> _GOAL_
In the listing below, find every line with the string "script" and pull it out.

(Excerpt from a dataset)
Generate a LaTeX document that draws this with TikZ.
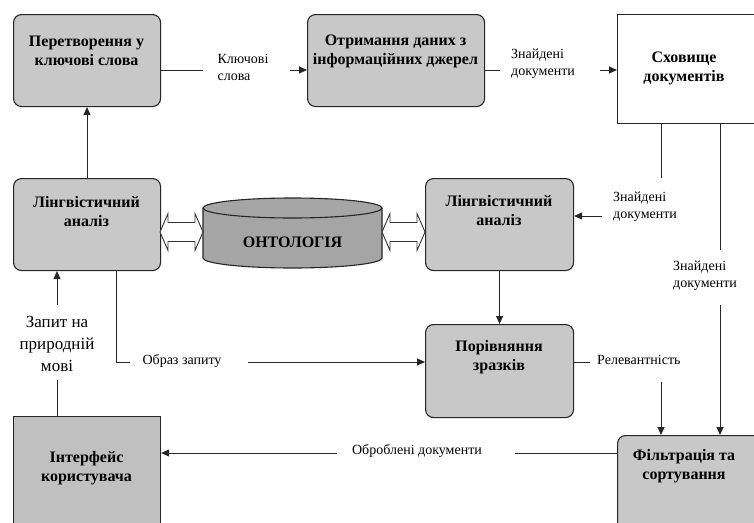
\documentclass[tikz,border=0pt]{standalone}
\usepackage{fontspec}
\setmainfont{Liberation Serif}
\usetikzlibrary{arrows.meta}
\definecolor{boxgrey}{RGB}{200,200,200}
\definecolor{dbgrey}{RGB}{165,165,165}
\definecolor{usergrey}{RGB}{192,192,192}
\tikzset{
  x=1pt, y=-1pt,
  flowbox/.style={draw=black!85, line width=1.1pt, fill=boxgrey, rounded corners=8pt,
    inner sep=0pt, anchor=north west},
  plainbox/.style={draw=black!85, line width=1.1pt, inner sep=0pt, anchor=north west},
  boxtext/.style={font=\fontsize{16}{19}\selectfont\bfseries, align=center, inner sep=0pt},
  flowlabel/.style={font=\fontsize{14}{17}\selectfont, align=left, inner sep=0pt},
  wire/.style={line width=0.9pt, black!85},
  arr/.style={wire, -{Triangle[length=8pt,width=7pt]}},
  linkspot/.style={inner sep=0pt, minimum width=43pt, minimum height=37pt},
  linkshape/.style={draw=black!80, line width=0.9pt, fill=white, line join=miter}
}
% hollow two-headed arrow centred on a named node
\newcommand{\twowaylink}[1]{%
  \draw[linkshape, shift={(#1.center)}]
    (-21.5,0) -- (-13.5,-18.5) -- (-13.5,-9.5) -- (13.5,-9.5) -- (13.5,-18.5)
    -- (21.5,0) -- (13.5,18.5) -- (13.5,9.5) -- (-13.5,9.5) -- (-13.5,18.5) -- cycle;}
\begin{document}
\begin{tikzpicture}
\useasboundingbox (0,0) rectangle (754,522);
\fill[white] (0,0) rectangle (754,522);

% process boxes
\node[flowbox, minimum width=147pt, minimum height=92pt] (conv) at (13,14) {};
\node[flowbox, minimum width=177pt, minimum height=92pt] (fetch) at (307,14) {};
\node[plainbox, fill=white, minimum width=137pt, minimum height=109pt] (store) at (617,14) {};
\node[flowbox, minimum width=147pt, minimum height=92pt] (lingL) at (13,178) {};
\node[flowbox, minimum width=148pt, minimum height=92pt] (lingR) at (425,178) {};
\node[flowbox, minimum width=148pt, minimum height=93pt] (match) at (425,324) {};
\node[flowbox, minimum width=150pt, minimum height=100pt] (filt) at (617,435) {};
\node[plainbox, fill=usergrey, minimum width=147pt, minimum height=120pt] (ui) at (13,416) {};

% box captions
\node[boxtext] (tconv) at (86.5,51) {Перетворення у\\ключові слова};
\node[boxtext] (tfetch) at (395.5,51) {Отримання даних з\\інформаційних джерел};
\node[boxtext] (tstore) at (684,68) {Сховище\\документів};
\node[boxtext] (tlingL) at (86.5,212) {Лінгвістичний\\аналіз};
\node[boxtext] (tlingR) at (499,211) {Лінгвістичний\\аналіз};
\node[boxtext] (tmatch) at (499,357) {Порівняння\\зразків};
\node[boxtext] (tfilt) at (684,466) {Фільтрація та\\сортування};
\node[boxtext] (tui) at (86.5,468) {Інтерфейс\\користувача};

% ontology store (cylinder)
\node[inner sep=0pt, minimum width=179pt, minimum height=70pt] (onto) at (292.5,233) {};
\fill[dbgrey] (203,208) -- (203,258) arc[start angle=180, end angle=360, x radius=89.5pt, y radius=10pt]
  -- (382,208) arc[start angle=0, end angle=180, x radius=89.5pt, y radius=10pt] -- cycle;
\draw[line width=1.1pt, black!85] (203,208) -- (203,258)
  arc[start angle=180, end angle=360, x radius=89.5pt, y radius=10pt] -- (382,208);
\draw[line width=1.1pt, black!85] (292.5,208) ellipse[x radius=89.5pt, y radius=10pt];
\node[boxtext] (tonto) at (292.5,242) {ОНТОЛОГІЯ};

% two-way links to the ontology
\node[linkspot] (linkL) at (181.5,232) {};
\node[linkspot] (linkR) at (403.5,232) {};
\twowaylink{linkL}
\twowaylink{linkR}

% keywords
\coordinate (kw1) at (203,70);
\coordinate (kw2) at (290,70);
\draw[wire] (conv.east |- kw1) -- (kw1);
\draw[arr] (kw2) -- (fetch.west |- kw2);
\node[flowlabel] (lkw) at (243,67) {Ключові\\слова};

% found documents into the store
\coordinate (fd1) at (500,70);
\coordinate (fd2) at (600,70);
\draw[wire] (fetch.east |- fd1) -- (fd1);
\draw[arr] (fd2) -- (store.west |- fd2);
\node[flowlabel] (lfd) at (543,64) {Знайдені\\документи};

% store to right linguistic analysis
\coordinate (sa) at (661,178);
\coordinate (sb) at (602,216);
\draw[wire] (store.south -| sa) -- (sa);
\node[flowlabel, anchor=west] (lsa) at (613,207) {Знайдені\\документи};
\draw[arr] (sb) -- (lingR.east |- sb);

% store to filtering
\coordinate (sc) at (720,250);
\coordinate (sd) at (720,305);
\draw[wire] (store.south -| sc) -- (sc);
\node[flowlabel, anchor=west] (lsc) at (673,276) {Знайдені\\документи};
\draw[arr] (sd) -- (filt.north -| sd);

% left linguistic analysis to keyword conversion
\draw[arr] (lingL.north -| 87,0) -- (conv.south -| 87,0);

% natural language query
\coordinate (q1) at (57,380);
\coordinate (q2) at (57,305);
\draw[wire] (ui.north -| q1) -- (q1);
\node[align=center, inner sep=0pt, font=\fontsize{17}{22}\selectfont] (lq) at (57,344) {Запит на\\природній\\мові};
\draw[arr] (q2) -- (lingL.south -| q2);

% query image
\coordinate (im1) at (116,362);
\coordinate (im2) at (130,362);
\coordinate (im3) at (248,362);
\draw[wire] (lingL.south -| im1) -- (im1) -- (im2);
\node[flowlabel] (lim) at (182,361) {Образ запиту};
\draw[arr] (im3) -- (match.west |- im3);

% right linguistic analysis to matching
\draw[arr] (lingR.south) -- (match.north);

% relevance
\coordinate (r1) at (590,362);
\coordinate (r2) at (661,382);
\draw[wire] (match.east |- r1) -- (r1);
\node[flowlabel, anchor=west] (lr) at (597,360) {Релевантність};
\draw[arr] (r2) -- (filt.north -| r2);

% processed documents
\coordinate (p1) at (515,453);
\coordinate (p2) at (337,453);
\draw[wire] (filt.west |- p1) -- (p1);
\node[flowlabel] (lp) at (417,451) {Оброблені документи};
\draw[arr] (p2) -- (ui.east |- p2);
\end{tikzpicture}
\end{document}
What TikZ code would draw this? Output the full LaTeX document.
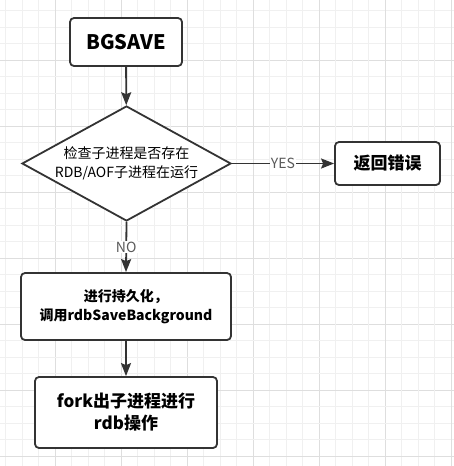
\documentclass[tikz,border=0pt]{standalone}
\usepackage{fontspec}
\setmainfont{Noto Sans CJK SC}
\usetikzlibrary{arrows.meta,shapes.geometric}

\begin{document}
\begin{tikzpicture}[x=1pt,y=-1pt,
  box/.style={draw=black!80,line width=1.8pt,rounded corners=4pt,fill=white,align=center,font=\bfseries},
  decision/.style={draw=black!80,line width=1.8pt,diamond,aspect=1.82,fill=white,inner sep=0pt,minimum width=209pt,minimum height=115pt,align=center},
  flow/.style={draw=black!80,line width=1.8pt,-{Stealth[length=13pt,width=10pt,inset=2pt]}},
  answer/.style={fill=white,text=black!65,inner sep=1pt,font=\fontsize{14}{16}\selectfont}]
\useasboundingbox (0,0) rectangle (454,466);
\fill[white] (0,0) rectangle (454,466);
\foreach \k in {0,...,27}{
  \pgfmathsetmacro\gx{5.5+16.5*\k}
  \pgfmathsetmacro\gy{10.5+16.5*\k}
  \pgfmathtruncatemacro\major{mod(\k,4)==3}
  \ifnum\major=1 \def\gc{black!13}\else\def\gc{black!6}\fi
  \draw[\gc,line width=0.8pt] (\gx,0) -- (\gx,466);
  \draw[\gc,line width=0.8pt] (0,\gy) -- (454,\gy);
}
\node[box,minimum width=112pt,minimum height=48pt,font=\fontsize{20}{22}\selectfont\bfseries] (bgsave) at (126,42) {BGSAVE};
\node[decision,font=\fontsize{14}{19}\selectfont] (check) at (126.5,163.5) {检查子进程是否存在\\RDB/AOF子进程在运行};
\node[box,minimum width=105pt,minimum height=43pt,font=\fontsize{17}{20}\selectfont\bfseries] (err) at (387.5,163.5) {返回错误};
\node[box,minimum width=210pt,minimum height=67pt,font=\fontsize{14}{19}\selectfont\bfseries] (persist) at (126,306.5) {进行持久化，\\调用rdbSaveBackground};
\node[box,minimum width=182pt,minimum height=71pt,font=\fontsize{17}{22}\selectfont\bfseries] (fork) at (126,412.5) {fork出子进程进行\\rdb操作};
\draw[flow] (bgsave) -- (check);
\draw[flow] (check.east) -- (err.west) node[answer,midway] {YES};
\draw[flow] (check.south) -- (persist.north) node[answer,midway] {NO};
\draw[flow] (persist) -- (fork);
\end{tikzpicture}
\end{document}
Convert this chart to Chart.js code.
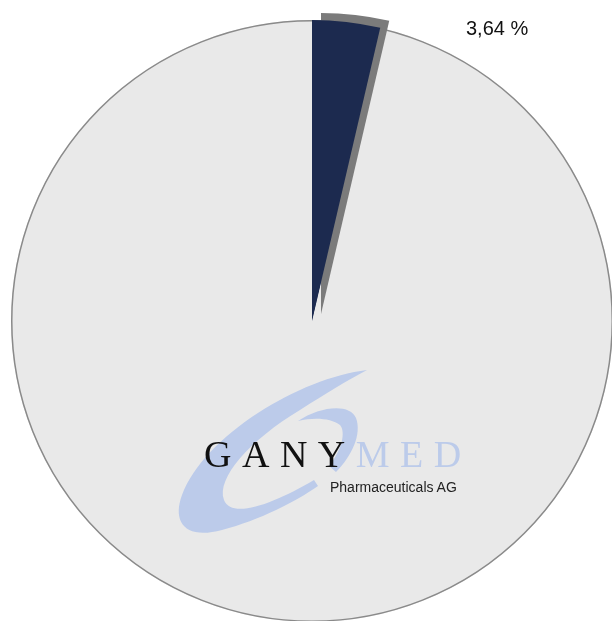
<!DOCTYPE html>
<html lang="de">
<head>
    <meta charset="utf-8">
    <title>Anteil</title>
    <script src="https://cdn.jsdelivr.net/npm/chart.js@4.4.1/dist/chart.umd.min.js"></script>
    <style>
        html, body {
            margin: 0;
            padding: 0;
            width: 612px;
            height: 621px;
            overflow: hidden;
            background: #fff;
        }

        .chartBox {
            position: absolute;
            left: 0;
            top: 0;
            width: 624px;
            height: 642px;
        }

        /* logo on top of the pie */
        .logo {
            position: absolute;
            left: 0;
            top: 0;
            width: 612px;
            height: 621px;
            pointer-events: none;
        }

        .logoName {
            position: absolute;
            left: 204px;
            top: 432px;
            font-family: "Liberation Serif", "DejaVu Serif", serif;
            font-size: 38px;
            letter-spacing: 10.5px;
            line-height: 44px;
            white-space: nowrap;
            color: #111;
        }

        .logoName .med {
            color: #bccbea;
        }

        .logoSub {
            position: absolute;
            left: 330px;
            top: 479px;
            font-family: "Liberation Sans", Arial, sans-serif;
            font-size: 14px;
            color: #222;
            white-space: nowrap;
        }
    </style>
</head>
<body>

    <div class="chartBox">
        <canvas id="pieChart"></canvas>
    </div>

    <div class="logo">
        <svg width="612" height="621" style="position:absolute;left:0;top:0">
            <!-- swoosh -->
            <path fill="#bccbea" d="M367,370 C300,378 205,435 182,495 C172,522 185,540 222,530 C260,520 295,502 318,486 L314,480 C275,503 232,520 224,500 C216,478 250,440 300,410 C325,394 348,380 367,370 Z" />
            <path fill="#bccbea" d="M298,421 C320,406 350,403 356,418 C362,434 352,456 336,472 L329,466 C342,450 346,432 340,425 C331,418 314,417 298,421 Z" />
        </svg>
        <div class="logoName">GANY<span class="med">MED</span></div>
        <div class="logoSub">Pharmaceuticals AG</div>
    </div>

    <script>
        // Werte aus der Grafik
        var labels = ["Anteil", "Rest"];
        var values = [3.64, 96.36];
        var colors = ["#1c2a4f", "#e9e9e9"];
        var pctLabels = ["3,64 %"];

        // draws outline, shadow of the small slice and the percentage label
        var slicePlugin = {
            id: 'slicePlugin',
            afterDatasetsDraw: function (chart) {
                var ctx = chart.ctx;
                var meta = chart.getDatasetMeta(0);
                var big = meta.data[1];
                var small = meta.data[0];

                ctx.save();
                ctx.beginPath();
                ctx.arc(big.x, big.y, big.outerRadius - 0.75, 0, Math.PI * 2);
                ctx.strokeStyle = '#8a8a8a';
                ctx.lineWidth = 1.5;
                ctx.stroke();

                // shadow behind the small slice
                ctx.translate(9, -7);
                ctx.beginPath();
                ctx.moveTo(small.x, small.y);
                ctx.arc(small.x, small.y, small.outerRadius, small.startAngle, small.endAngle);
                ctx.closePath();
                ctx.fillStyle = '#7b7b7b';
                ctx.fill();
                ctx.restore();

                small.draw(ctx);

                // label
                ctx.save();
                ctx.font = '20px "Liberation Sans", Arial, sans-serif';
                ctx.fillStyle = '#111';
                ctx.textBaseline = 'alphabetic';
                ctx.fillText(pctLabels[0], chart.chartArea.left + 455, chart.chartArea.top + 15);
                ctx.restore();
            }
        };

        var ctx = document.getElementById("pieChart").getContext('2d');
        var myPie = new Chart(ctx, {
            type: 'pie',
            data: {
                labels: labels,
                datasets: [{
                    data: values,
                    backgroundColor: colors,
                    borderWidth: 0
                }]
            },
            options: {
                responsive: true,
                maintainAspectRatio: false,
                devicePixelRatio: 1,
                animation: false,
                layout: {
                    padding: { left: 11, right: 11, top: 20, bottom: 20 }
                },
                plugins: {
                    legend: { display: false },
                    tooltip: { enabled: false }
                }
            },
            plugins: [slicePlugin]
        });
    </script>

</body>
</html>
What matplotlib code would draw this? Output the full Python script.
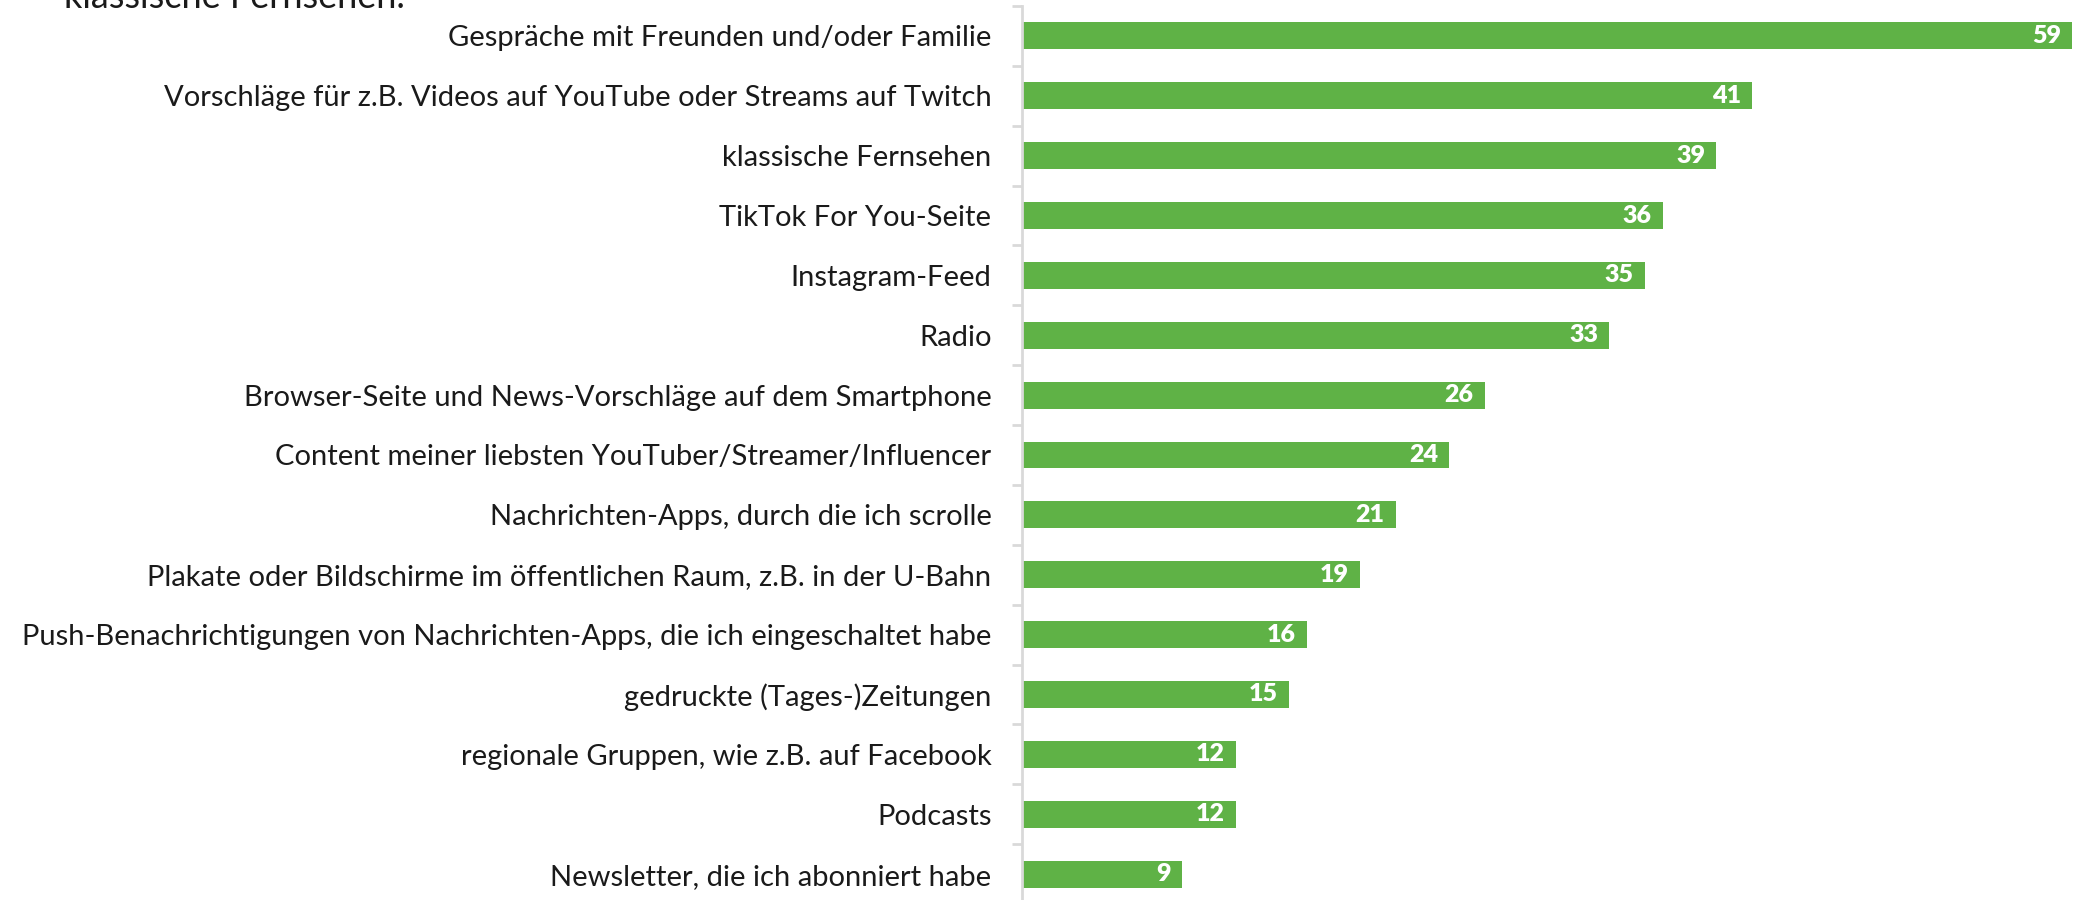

> _COMPLETE RESPONSE_
    <script src="https://cdn.jsdelivr.net/npm/chart.js@4.4.1/dist/chart.umd.min.js"></script>
    <script>
    </script>
What matplotlib code would draw this? Output the full Python script.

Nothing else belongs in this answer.